[Exercise task]: Give again exactly the lines that run from the start of the records to the line holding "minimum size=56pt] (xs)", both ends counted. Do not include the pictures.

╭──

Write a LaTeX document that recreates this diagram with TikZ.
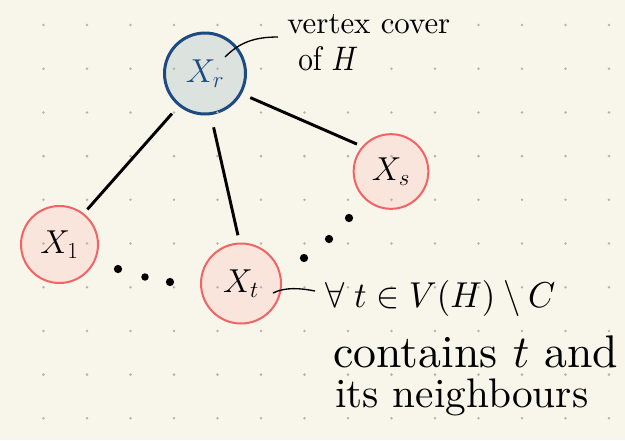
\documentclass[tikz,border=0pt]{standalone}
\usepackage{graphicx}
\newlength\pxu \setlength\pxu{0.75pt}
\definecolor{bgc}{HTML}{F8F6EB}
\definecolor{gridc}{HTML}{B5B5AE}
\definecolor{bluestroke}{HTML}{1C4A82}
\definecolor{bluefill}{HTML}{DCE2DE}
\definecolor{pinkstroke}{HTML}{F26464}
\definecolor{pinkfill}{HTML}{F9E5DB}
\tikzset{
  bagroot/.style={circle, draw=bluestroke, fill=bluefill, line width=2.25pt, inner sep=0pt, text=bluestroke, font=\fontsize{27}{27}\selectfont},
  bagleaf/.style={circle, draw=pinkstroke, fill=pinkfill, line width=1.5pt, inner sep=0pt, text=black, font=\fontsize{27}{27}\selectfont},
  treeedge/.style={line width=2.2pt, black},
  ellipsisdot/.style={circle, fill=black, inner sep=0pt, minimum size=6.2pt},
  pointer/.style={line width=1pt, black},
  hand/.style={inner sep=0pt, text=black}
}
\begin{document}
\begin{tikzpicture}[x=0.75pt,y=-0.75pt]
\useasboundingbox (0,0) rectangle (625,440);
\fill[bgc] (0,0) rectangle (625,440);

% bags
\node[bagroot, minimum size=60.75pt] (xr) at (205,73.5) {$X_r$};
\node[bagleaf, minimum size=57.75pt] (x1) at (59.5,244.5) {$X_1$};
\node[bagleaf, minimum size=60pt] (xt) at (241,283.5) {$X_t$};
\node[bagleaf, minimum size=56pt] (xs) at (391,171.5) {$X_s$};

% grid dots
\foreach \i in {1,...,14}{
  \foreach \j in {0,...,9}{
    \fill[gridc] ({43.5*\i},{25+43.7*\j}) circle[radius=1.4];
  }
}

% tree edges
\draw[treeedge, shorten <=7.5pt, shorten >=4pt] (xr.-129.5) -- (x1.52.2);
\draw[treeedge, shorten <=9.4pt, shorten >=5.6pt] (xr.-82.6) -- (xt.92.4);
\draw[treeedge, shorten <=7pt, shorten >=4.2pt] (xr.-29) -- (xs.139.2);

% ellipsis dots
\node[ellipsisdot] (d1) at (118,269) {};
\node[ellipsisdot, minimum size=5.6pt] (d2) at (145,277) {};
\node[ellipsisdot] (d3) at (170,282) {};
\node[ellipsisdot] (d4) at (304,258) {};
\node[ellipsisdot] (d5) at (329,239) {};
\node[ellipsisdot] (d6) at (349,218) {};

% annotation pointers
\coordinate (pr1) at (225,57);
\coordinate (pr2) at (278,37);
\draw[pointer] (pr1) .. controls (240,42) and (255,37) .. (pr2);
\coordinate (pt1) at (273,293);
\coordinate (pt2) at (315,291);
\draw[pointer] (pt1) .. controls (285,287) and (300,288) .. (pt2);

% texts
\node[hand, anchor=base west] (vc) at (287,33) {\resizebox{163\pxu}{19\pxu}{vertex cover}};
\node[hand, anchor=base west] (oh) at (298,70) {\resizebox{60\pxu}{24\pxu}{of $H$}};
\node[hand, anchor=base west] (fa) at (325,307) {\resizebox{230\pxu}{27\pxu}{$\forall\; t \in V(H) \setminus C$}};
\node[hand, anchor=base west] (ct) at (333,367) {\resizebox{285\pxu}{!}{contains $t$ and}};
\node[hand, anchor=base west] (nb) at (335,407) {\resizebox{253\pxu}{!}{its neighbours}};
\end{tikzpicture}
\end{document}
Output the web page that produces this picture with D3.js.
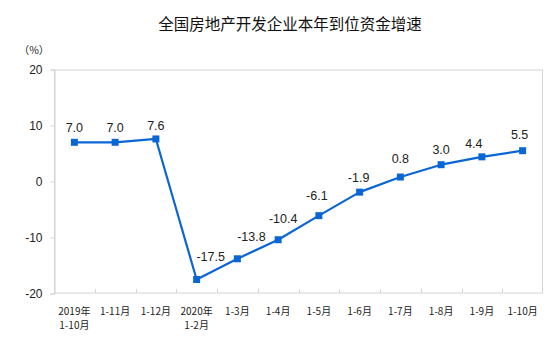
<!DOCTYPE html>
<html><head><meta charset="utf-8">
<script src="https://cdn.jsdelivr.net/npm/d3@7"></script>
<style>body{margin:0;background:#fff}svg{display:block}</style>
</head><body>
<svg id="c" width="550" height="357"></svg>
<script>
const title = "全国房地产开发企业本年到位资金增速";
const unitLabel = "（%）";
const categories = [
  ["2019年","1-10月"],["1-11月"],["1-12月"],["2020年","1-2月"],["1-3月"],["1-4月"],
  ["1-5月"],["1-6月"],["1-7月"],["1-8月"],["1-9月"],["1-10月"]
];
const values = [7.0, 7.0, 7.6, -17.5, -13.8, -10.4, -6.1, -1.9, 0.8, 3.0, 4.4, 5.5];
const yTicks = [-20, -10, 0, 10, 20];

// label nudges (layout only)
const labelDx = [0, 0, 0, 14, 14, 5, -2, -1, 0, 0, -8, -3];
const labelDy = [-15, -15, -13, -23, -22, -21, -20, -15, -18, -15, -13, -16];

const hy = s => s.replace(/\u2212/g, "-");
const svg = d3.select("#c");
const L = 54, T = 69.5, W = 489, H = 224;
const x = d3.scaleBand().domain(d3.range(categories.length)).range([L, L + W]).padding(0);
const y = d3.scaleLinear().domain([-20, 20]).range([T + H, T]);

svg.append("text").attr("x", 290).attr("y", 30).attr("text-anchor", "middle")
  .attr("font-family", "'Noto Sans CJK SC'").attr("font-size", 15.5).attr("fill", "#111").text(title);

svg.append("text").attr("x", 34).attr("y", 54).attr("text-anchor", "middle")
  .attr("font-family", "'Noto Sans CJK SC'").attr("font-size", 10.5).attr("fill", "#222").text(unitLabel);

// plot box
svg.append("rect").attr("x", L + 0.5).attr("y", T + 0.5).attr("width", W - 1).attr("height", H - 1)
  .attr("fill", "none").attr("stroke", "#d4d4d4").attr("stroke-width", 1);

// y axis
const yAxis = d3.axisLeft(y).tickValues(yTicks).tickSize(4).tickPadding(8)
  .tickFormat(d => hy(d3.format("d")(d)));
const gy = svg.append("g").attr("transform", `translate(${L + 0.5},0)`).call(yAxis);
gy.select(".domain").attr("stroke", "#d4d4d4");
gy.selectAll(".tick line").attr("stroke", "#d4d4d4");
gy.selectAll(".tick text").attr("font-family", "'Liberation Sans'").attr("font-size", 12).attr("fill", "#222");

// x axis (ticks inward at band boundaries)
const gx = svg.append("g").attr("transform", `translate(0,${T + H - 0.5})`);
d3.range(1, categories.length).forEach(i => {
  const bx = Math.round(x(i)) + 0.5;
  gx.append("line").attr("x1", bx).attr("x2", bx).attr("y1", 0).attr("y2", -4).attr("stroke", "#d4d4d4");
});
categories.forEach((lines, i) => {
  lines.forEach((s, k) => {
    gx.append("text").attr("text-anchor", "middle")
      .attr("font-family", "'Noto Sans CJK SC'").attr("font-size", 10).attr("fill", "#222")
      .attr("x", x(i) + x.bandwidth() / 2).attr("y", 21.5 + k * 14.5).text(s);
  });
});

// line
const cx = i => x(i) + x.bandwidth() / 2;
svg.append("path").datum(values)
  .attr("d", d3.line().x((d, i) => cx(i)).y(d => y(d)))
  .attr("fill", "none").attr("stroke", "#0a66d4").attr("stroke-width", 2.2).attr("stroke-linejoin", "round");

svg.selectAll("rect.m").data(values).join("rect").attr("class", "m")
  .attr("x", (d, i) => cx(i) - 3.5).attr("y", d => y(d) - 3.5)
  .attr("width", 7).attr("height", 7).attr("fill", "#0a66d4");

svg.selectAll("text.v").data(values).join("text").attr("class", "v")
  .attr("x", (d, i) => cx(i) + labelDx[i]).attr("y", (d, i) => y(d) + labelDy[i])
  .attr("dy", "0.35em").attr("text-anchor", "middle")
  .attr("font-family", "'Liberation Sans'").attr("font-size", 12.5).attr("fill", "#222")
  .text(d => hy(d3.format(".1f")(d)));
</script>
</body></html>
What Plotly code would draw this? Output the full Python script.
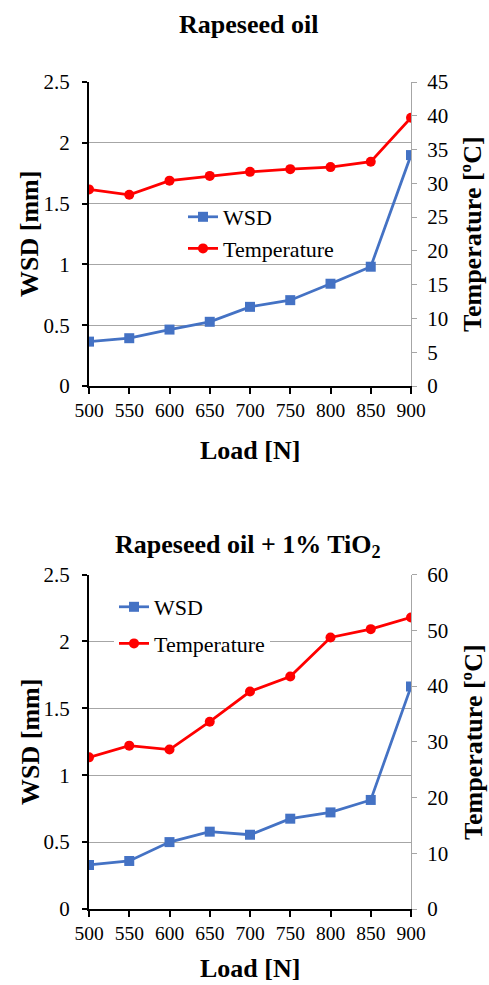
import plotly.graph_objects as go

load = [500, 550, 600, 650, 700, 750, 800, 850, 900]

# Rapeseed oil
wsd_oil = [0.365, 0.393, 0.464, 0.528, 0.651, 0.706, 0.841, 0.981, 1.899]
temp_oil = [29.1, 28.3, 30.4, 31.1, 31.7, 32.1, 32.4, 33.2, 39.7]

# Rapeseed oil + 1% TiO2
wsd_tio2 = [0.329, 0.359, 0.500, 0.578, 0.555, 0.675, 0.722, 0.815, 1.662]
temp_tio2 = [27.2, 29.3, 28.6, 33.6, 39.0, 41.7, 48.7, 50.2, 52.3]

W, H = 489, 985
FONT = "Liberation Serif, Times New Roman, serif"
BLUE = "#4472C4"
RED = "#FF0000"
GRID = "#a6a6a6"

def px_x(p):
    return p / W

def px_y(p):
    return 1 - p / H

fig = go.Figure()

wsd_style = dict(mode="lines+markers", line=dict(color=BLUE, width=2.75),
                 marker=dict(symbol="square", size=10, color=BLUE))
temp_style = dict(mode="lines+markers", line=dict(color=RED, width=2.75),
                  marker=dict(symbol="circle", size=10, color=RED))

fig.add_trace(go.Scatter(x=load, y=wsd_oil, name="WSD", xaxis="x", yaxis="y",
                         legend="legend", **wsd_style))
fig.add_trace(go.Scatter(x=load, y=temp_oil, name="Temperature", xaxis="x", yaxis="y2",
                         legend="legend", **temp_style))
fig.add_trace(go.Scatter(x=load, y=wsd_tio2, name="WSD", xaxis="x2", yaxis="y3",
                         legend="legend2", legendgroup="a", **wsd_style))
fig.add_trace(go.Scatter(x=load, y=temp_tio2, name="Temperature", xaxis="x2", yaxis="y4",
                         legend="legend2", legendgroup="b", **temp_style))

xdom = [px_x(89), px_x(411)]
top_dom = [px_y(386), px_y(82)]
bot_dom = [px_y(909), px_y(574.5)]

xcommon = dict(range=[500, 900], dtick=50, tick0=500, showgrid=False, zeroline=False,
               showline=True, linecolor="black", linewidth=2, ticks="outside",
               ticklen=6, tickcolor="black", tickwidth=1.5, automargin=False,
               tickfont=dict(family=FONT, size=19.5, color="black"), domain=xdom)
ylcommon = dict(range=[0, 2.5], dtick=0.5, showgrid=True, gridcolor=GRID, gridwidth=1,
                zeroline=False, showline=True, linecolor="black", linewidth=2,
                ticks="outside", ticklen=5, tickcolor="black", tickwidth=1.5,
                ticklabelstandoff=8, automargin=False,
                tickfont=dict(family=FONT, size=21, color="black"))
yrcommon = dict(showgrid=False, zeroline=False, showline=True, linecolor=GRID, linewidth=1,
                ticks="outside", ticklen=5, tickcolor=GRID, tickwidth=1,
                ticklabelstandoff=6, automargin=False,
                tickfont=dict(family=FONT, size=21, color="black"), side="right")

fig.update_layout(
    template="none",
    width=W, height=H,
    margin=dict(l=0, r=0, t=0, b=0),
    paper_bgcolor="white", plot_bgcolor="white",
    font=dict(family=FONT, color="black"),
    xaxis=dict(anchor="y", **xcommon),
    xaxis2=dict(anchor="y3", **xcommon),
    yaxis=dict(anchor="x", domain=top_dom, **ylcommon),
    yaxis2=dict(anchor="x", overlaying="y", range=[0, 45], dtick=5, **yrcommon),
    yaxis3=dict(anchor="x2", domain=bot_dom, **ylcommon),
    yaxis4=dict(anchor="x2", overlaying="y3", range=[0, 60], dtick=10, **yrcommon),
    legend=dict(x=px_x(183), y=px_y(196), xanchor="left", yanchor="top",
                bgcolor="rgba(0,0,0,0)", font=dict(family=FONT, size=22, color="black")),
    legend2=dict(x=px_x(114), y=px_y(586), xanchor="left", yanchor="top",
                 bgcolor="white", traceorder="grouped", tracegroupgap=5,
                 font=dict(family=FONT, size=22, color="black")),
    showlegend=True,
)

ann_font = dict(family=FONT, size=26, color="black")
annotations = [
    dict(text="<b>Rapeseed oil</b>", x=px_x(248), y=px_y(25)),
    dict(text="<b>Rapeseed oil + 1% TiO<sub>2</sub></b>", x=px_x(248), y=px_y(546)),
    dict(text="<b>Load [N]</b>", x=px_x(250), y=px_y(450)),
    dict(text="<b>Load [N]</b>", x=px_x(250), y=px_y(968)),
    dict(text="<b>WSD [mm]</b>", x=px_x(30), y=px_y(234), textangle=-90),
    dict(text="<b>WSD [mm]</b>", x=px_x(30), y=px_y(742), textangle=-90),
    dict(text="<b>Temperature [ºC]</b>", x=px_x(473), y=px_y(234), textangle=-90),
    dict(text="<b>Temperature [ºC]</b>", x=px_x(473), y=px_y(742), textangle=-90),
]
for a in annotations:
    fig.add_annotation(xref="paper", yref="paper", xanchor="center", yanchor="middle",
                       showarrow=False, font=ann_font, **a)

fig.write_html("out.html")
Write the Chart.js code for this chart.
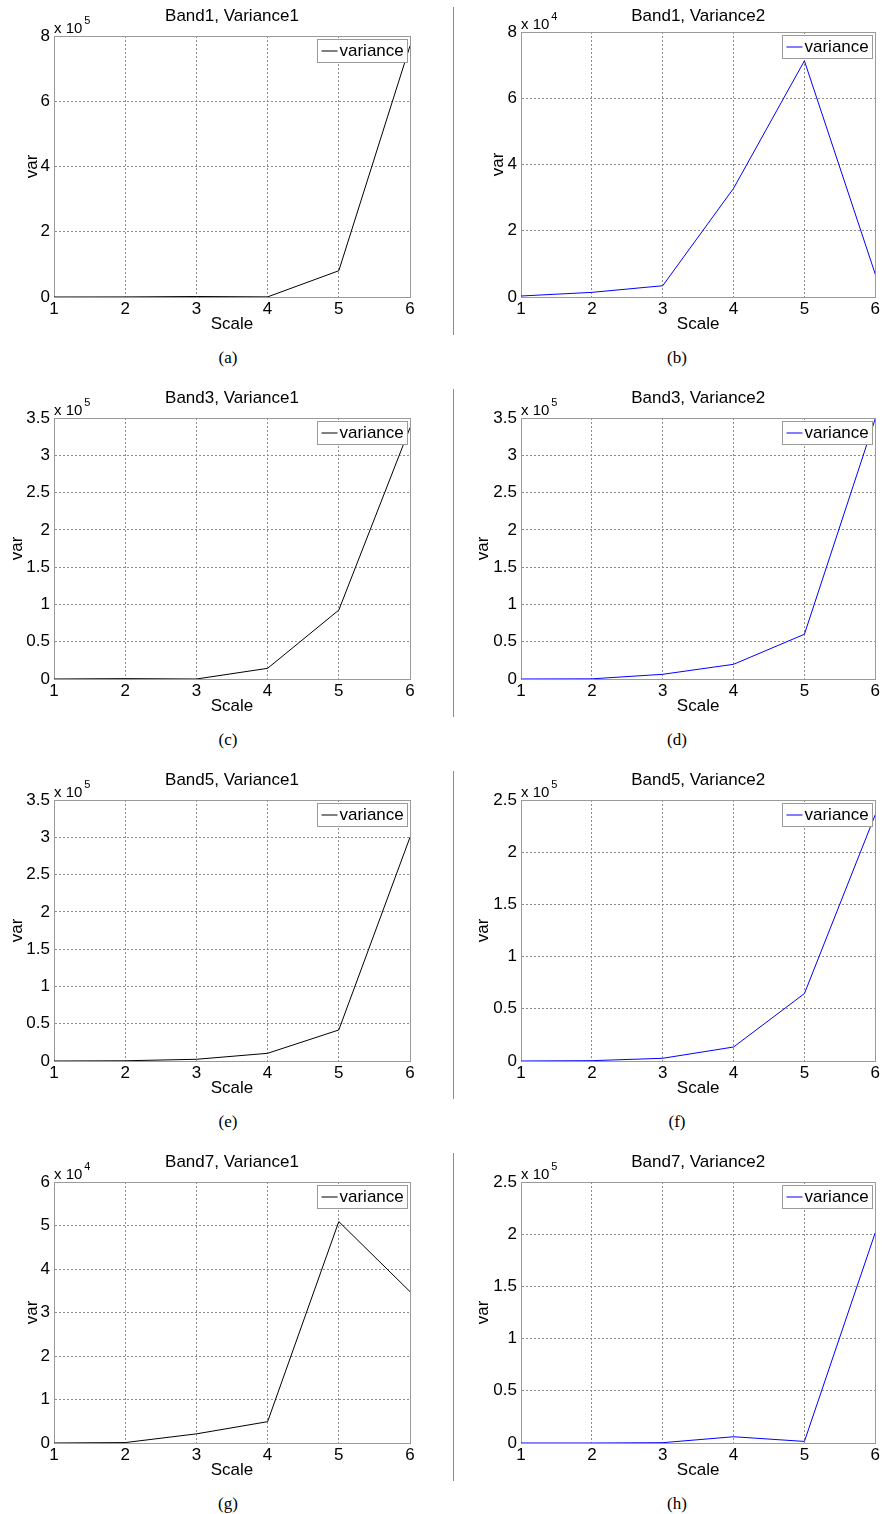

╰──

[Solution for this task]:
Write a LaTeX document that recreates this diagram with TikZ.
\documentclass[tikz,border=0pt]{standalone}
\usepackage{graphicx}
\newlength\pxu \setlength\pxu{0.75pt}
\definecolor{bgc}{HTML}{F8F6EB}
\definecolor{gridc}{HTML}{B5B5AE}
\definecolor{bluestroke}{HTML}{1C4A82}
\definecolor{bluefill}{HTML}{DCE2DE}
\definecolor{pinkstroke}{HTML}{F26464}
\definecolor{pinkfill}{HTML}{F9E5DB}
\tikzset{
  bagroot/.style={circle, draw=bluestroke, fill=bluefill, line width=2.25pt, inner sep=0pt, text=bluestroke, font=\fontsize{27}{27}\selectfont},
  bagleaf/.style={circle, draw=pinkstroke, fill=pinkfill, line width=1.5pt, inner sep=0pt, text=black, font=\fontsize{27}{27}\selectfont},
  treeedge/.style={line width=2.2pt, black},
  ellipsisdot/.style={circle, fill=black, inner sep=0pt, minimum size=6.2pt},
  pointer/.style={line width=1pt, black},
  hand/.style={inner sep=0pt, text=black}
}
\begin{document}
\begin{tikzpicture}[x=0.75pt,y=-0.75pt]
\useasboundingbox (0,0) rectangle (625,440);
\fill[bgc] (0,0) rectangle (625,440);

% bags
\node[bagroot, minimum size=60.75pt] (xr) at (205,73.5) {$X_r$};
\node[bagleaf, minimum size=57.75pt] (x1) at (59.5,244.5) {$X_1$};
\node[bagleaf, minimum size=60pt] (xt) at (241,283.5) {$X_t$};
\node[bagleaf, minimum size=56pt] (xs) at (391,171.5) {$X_s$};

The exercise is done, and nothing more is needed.